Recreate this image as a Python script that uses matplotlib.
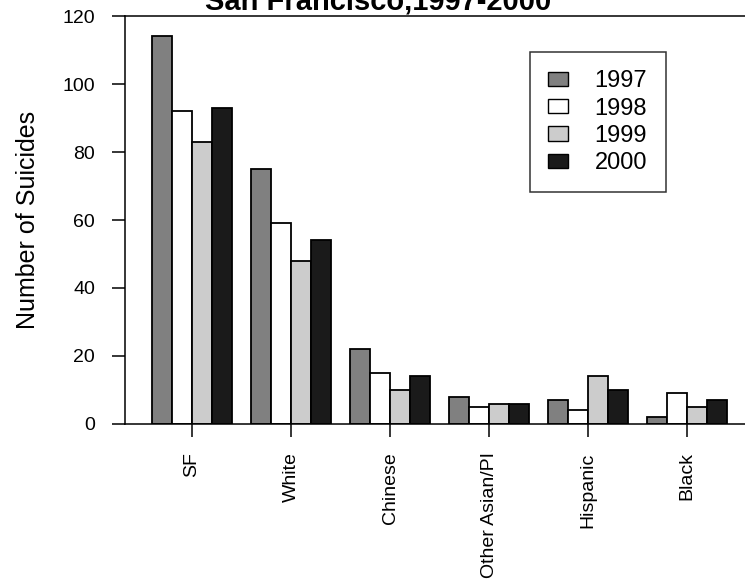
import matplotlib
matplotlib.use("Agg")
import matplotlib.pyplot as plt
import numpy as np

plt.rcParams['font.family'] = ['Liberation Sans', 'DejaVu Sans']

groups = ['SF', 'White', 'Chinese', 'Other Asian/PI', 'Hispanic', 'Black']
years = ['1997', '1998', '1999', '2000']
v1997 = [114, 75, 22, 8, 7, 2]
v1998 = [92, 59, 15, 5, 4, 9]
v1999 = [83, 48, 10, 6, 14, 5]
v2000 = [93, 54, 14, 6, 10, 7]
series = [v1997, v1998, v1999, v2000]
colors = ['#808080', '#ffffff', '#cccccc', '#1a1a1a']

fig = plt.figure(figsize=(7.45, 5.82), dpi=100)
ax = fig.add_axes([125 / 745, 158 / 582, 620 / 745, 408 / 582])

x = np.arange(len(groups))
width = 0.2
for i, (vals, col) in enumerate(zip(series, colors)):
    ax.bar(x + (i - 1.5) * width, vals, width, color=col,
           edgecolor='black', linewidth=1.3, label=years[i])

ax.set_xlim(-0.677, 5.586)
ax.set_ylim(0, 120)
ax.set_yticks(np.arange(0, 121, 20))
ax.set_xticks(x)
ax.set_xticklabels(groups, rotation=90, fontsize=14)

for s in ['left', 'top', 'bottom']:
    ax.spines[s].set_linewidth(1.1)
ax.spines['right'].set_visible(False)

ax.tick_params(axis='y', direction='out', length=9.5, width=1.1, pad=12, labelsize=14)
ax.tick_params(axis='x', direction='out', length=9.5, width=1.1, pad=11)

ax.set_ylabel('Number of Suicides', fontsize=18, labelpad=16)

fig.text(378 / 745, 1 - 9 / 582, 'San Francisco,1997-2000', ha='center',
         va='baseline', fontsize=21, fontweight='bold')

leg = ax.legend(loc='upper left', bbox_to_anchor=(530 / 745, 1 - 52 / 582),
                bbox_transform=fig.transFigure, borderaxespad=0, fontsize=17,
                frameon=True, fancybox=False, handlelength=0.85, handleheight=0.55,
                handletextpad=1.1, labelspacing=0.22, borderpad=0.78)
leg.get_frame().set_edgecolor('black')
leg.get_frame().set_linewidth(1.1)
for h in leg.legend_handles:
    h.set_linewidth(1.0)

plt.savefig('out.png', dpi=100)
...
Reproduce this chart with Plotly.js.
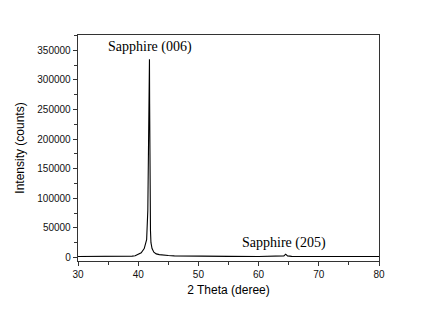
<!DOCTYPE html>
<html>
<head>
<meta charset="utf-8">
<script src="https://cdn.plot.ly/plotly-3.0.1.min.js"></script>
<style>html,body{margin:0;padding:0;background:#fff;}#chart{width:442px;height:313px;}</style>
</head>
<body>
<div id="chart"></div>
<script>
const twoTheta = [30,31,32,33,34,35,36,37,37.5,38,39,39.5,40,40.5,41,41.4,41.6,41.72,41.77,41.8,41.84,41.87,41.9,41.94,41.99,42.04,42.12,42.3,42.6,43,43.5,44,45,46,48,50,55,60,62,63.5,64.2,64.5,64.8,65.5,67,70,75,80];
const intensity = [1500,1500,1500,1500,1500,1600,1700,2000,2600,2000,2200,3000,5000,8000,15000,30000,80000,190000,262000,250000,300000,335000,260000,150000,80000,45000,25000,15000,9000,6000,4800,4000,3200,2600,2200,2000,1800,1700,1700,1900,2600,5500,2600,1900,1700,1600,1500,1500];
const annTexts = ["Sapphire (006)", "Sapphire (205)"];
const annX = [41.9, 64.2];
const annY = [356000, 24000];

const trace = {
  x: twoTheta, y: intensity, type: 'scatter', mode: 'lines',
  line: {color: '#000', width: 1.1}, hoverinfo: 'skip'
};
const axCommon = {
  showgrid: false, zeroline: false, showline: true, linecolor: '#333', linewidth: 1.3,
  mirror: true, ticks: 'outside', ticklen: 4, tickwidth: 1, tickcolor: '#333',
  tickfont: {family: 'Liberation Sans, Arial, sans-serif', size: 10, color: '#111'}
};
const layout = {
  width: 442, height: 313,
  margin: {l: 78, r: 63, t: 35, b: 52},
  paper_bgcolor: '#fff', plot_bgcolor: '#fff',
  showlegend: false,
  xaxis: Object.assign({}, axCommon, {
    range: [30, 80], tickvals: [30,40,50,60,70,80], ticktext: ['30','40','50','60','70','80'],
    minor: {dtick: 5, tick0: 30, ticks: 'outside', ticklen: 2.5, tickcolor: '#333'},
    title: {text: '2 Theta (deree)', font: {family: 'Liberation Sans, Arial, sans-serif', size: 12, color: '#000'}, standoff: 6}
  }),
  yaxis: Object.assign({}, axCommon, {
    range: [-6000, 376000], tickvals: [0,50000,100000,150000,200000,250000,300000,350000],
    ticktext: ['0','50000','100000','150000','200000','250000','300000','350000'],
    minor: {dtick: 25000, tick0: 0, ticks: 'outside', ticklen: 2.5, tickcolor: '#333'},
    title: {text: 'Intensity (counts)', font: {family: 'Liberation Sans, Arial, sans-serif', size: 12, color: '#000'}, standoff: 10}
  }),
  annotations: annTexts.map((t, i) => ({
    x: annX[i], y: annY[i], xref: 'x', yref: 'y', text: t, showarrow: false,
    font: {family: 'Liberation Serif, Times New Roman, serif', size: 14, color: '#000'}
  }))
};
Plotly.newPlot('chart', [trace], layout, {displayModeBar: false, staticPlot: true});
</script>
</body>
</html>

▶ **PROBLEM STATEMENT**: In the listing above, find the line with "Recreate this image" and the line with "edgecolor='black', linewidth=1.3, label=years[i])". Copy both of them and every line between, exactly, but not the pictures.

▶ **EXERCISE OUTPUT**:
Recreate this image as a Python script that uses matplotlib.
import matplotlib
matplotlib.use("Agg")
import matplotlib.pyplot as plt
import numpy as np

plt.rcParams['font.family'] = ['Liberation Sans', 'DejaVu Sans']

groups = ['SF', 'White', 'Chinese', 'Other Asian/PI', 'Hispanic', 'Black']
years = ['1997', '1998', '1999', '2000']
v1997 = [114, 75, 22, 8, 7, 2]
v1998 = [92, 59, 15, 5, 4, 9]
v1999 = [83, 48, 10, 6, 14, 5]
v2000 = [93, 54, 14, 6, 10, 7]
series = [v1997, v1998, v1999, v2000]
colors = ['#808080', '#ffffff', '#cccccc', '#1a1a1a']

fig = plt.figure(figsize=(7.45, 5.82), dpi=100)
ax = fig.add_axes([125 / 745, 158 / 582, 620 / 745, 408 / 582])

x = np.arange(len(groups))
width = 0.2
for i, (vals, col) in enumerate(zip(series, colors)):
    ax.bar(x + (i - 1.5) * width, vals, width, color=col,
           edgecolor='black', linewidth=1.3, label=years[i])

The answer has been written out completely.